[Goal] Wherever a line holds the string "this", copy that line.

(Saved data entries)
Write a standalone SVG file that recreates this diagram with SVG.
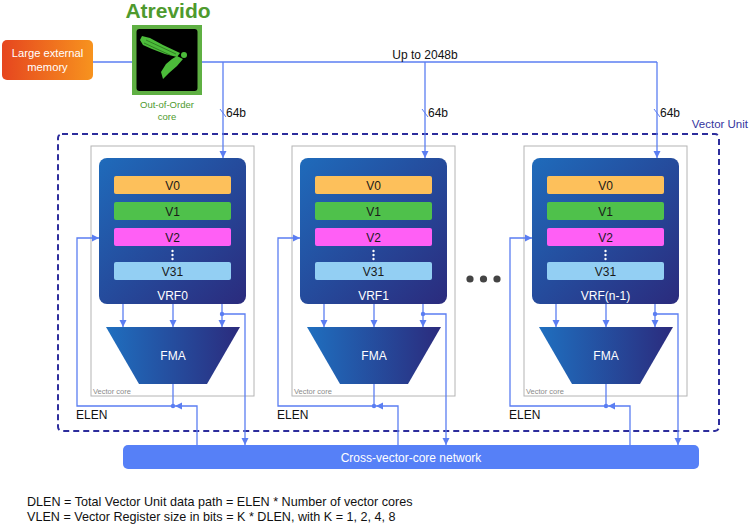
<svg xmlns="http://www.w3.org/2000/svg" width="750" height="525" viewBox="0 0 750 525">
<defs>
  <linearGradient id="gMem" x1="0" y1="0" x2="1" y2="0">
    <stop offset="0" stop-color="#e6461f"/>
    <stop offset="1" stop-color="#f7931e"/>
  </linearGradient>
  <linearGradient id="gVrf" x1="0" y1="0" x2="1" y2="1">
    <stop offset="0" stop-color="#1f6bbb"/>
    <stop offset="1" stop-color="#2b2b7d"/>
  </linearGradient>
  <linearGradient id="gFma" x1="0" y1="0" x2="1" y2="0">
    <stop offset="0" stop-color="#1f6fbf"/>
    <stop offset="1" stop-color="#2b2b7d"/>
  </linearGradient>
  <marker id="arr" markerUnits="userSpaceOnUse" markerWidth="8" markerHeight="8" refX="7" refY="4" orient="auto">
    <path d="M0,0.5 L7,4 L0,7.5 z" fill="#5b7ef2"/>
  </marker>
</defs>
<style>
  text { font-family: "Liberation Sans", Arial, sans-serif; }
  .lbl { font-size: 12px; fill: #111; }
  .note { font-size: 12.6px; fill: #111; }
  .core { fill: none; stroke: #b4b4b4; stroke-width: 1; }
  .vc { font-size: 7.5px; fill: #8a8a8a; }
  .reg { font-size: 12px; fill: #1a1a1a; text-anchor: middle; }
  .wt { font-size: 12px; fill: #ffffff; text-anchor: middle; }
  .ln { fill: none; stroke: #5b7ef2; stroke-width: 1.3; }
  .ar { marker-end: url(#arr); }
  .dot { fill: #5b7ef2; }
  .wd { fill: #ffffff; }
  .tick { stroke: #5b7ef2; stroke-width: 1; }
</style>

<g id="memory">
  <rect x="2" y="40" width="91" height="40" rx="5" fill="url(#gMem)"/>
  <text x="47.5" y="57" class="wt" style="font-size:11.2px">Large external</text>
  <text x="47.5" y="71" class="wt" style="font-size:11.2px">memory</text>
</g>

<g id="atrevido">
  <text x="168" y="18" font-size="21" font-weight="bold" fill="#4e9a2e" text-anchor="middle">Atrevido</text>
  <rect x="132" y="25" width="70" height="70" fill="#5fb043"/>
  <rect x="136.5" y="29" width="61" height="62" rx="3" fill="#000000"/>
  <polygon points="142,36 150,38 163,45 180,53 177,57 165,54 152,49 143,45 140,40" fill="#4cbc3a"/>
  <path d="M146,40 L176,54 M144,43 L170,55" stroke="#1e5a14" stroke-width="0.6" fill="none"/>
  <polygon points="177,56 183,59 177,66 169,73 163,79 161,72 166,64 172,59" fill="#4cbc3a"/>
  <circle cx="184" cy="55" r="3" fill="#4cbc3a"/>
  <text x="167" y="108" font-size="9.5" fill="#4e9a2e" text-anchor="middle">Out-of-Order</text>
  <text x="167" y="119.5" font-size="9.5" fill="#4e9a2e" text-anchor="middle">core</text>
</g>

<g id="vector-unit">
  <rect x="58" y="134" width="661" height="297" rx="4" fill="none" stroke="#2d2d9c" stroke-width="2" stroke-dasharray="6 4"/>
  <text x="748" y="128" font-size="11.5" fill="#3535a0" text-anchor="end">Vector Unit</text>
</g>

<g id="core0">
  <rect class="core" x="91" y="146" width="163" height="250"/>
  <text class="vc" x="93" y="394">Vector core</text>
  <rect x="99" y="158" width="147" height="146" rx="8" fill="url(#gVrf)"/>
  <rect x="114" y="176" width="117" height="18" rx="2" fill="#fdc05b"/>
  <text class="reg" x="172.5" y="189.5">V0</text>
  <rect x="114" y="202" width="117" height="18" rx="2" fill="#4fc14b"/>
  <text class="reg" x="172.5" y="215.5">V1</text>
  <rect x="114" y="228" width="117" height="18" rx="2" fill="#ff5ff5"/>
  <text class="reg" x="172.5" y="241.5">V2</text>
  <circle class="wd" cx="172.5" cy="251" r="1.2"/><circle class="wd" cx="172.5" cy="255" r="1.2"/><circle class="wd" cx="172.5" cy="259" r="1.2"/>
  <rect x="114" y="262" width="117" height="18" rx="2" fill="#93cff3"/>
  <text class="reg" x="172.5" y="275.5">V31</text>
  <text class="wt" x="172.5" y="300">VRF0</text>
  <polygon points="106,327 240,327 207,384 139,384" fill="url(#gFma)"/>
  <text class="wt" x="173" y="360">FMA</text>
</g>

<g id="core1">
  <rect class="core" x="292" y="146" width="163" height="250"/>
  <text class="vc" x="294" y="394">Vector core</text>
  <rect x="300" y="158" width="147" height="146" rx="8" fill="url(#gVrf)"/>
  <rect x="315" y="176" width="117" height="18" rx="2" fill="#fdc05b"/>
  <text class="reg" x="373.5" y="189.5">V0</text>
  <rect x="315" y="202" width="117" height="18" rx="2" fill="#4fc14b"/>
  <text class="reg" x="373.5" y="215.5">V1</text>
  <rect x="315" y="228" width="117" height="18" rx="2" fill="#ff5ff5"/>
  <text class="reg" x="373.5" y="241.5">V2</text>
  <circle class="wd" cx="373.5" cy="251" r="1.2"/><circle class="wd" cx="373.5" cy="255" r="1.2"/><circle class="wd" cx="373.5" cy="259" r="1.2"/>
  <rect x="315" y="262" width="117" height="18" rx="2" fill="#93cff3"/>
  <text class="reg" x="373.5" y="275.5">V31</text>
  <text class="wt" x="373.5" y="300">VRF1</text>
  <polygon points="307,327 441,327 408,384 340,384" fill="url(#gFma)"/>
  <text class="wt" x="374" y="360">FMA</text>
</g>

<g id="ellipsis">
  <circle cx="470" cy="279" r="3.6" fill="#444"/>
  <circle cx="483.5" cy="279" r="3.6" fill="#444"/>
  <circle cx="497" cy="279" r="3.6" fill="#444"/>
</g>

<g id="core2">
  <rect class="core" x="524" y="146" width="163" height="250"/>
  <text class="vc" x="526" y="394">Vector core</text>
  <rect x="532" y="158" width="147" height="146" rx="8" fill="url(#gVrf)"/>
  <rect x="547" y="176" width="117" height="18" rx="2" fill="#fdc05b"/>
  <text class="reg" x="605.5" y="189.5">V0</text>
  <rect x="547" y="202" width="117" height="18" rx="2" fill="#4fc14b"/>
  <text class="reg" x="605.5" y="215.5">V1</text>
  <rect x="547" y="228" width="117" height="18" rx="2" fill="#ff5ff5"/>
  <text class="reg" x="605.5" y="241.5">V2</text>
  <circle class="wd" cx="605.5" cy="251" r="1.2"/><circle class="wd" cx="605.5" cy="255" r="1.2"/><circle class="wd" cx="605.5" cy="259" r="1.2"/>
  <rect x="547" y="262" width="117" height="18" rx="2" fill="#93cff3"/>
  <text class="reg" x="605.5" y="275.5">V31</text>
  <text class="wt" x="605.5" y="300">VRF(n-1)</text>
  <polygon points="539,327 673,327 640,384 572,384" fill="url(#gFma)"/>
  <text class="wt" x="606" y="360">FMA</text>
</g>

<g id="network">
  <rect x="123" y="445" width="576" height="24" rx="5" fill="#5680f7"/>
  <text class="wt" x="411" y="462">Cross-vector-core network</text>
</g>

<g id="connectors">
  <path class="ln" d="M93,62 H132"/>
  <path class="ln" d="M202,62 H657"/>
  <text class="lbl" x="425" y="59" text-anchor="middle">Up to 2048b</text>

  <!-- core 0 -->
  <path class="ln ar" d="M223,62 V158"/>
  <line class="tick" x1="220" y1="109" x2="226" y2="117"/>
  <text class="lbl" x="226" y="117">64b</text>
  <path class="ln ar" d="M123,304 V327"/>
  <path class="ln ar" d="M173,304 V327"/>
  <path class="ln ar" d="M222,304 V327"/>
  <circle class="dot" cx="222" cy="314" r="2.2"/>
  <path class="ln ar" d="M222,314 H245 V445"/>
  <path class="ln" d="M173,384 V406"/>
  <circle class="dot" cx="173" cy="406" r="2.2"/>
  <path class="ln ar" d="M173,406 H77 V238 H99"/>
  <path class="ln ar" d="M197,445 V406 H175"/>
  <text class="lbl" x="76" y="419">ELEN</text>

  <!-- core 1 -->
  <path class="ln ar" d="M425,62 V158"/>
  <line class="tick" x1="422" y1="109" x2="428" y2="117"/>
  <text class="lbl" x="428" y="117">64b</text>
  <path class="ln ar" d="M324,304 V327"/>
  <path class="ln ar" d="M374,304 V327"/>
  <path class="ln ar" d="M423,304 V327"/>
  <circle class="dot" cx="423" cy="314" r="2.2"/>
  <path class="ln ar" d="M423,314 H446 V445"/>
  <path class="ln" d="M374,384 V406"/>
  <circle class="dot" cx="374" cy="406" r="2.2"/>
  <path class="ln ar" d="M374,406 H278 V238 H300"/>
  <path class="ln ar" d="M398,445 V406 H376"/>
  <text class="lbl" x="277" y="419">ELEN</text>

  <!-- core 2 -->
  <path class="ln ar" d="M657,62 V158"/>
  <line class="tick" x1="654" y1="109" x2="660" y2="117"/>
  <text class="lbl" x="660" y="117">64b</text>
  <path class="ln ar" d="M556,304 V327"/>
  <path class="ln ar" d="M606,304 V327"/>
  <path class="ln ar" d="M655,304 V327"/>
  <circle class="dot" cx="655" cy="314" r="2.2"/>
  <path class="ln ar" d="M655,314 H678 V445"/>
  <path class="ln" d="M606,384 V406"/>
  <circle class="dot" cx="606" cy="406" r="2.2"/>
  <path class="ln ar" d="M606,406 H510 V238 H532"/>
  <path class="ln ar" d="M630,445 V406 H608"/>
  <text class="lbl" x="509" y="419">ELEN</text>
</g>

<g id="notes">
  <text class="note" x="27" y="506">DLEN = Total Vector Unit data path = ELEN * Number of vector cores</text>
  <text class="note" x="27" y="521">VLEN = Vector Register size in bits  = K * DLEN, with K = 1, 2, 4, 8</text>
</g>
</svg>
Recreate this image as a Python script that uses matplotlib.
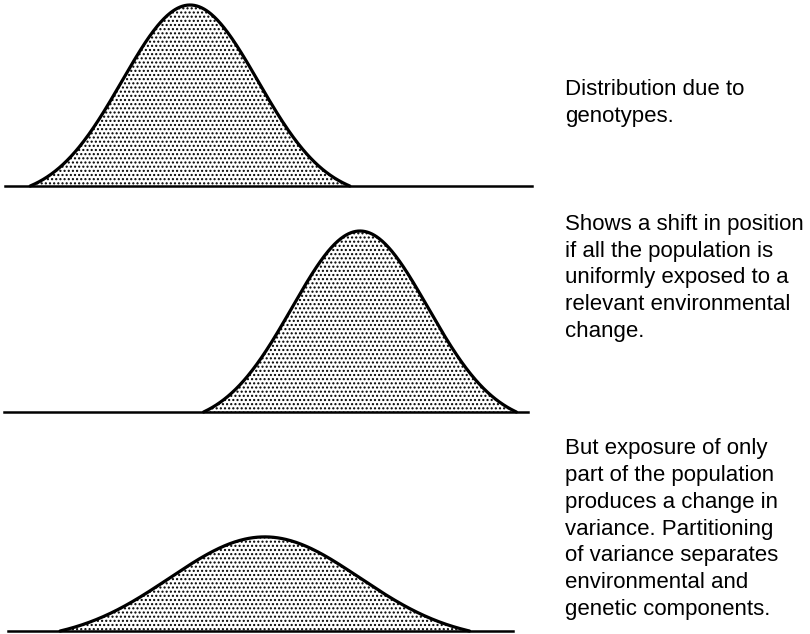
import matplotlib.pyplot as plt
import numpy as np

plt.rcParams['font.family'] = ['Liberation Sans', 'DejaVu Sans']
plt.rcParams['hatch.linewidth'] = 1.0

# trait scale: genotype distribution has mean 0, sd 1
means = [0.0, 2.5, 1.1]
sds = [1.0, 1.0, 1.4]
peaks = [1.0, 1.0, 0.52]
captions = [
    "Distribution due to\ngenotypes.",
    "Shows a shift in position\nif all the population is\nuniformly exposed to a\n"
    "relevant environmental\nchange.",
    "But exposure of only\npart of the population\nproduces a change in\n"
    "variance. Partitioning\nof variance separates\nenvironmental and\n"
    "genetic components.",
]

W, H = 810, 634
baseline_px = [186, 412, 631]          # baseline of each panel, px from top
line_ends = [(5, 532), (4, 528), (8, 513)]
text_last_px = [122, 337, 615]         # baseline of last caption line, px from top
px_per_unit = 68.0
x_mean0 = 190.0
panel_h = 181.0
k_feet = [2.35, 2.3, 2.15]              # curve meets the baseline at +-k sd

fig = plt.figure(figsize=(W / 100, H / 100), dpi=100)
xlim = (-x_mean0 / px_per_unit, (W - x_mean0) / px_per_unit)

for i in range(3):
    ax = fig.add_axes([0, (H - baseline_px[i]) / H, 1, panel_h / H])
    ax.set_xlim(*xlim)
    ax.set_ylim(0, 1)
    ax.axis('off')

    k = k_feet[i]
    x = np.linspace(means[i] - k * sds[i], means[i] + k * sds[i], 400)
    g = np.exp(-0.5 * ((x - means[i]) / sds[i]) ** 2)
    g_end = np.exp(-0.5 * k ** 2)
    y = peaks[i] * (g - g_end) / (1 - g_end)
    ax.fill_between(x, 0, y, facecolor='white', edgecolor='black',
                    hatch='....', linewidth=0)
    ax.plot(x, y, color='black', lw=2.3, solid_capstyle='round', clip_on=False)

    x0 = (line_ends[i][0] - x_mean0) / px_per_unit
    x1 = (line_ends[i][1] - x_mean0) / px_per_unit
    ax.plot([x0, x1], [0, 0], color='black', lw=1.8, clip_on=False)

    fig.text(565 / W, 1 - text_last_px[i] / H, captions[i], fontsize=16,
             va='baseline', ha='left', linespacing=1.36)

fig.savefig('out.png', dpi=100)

[The solution]
Write a standalone SVG file that recreates this diagram with SVG.
Recreate this image as a Python script that uses matplotlib.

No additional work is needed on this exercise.